September 30, 2013 | By Rey Villar
In painting your house you must first prepare the surface. This involved scraping and sanding, caulking, repairing and getting the surface ready for the new paint. In my case this involved removing all the old paint down to the wood surface. Because this house has so many layers of paint the surface is uneven due to pealing and weathering. If another layer goes on, the weather will just pull it back off during the next winter. I know this because I tried that approach. The preparation work takes much longer than the fun painting part.
The same is true with IT development efforts. The path must be cleared for new work to be created successfully. In project management, this work consists of creating a project plan which includes more than a schedule and a budget. It includes planning for communication, testing, resource management, deployment and risk management. As the Project Management Institute Project Management Body of Knowledge (PMBOK) states, each of these should be planned before the project even starts. Reality usually means this happens somewhere at the beginning stages of the project. Good project managers make sure that these plans are documented early in the project. Communicating plans relieves some of the stress of coordinating team members and stakeholders around standard issues of project management.

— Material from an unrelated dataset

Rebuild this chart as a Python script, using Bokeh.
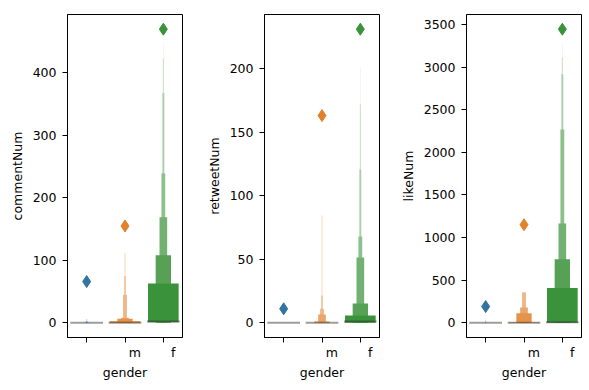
import numpy as np
from bokeh.plotting import figure
from bokeh.layouts import row
from bokeh.models import Range1d, FixedTicker, ColumnDataSource
from bokeh.embed import file_html
from bokeh.resources import INLINE

# ---------------- data ----------------
genders = ["", "m", "f"]
tick_labels = ["", "m", "f"]
palette = ["#3274a1", "#e1812c", "#3a923a"]

# commentNum: letter-value box ends, innermost (quartiles) first
comment_median = [0, 0, 2]
comment_max = [66, 155, 470]
comment_upper = [
    [0, 0, 0, 1, 3, 6, 6],
    [2.6, 6.4, 8, 45, 75, 112, 112],
    [63, 108, 169, 239, 368, 423, 447],
]
comment_lower = [
    [0, 0, 0, 0, 0, 0, 0],
    [0, 0, 0, 0, 0, 0, 0],
    [1, 0, 0, 0, 0, 0, 0],
]
comment_ticks = [0, 100, 200, 300, 400]

# retweetNum
retweet_median = [0, 0, 1]
retweet_max = [11, 163, 231]
retweet_upper = [
    [0, 0, 0, 0, 0, 0, 0],
    [0, 1, 6.5, 11, 21.5, 84.5, 84.5],
    [5.7, 15.2, 51.4, 68, 120.7, 172, 201],
]
retweet_lower = [
    [0, 0, 0, 0, 0, 0, 0],
    [0, 0, 0, 0, 0, 0, 0],
    [0, 0, 0, 0, 0, 0, 0],
]
retweet_ticks = [0, 50, 100, 150, 200]

# likeNum
like_median = [0, 0, 8]
like_max = [191, 1151, 3445]
like_upper = [
    [0, 0, 0, 2, 10, 30, 50],
    [8, 113, 180, 356, 358, 360, 360],
    [409, 745, 1166, 2268, 2916, 3120, 3277],
]
like_lower = [
    [0, 0, 0, 0, 0, 0, 0],
    [0, 0, 0, 0, 0, 0, 0],
    [0, 0, 0, 0, 0, 0, 0],
]
like_ticks = [0, 500, 1000, 1500, 2000, 2500, 3000, 3500]

FONT = "DejaVu Sans"
FS = "12.5px"
NBSP = "\u00a0"


def mix_white(hex_color, t):
    h = hex_color.lstrip("#")
    rgb = [int(h[i:i + 2], 16) for i in (0, 2, 4)]
    out = [round(c + (255 - c) * t) for c in rgb]
    return "#%02x%02x%02x" % tuple(out)


def make_panel(ylabel, medians, maxima, uppers, lowers, yticks,
               border_left, border_right):
    lo = 0.0
    hi = float(max(maxima))
    span = hi - lo
    p = figure(frame_width=115, frame_height=323,
               x_range=Range1d(-0.5, 2.5),
               y_range=Range1d(lo - 0.05 * span, hi + 0.05 * span),
               output_backend="svg", toolbar_location=None,
               min_border_left=border_left, min_border_right=border_right,
               min_border_top=14, min_border_bottom=45)
    p.background_fill_color = "white"
    p.border_fill_color = "white"
    p.outline_line_color = "black"
    p.outline_line_width = 1
    p.xgrid.visible = False
    p.ygrid.visible = False

    for ci in range(len(genders)):
        up = uppers[ci]
        lw = lowers[ci]
        k = len(up)
        left, right, bottom, top, colors = [], [], [], [], []
        for j in range(k - 1, -1, -1):
            w = 0.8 * 2.0 ** (-j)
            left.append(ci - w / 2)
            right.append(ci + w / 2)
            bottom.append(lw[j])
            top.append(up[j])
            t = 0.85 * j / (k - 1) if k > 1 else 0
            colors.append(mix_white(palette[ci], t))
        src = ColumnDataSource(dict(left=left, right=right, bottom=bottom,
                                    top=top, color=colors))
        p.quad(left="left", right="right", bottom="bottom", top="top",
               fill_color="color", line_color=None, source=src)

    msrc = ColumnDataSource(dict(
        x0=[ci - 0.4 for ci in range(len(genders))],
        x1=[ci + 0.4 for ci in range(len(genders))],
        y=medians))
    p.segment(x0="x0", x1="x1", y0="y", y1="y", source=msrc,
              line_color="#262626", line_alpha=0.45, line_width=2,
              line_cap="square")

    osrc = ColumnDataSource(dict(x=list(range(len(genders))), y=maxima,
                                 color=palette))
    p.scatter(x="x", y="y", marker="diamond", size=12, fill_color="color",
              line_color="color", source=osrc)

    p.xaxis.ticker = FixedTicker(ticks=list(range(len(genders))))
    p.xaxis.major_label_overrides = {
        i: (NBSP * 5 + lab if lab else "") for i, lab in enumerate(tick_labels)}
    p.yaxis.ticker = FixedTicker(ticks=yticks)
    p.xaxis.axis_label = "gender"
    p.yaxis.axis_label = ylabel
    for ax in (p.xaxis[0], p.yaxis[0]):
        ax.axis_line_color = "black"
        ax.major_tick_line_color = "black"
        ax.major_tick_out = 5
        ax.major_tick_in = 0
        ax.minor_tick_out = 0
        ax.minor_tick_in = 0
        ax.major_label_text_font = FONT
        ax.major_label_text_font_size = FS
        ax.major_label_text_color = "black"
        ax.axis_label_text_font = FONT
        ax.axis_label_text_font_size = FS
        ax.axis_label_text_font_style = "normal"
        ax.axis_label_text_color = "black"
    p.yaxis.major_label_standoff = 6
    p.yaxis.axis_label_standoff = 5
    p.xaxis.major_label_standoff = 2
    p.xaxis.axis_label_standoff = 2
    return p


p1 = make_panel("commentNum", comment_median, comment_max, comment_upper,
                comment_lower, comment_ticks, 67, 18)
p2 = make_panel("retweetNum", retweet_median, retweet_max, retweet_upper,
                retweet_lower, retweet_ticks, 64, 18)
p3 = make_panel("likeNum", like_median, like_max, like_upper,
                like_lower, like_ticks, 64, 4)

layout = row(p1, p2, p3)
open("out.html", "w").write(file_html(layout, INLINE))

In testing this preparation includes creating a test strategy, test plans and test cases. For information management projects this requires that test data be acquired that support multiple levels of testing including: unit testing during development, system testing of integrated components, user acceptance testing, regression testing, and performance testing. Planning for these tests requires that thought be made to how code will be migrated from one environment to the next as testing and coding is completed. Neglecting to plan for test data requirements and deployment plans may result in significant lost time and frustration on the part of project participants and stakeholders. It could even mean the failure of a project. After all, if your new code doesn’t get deployed, your project has failed.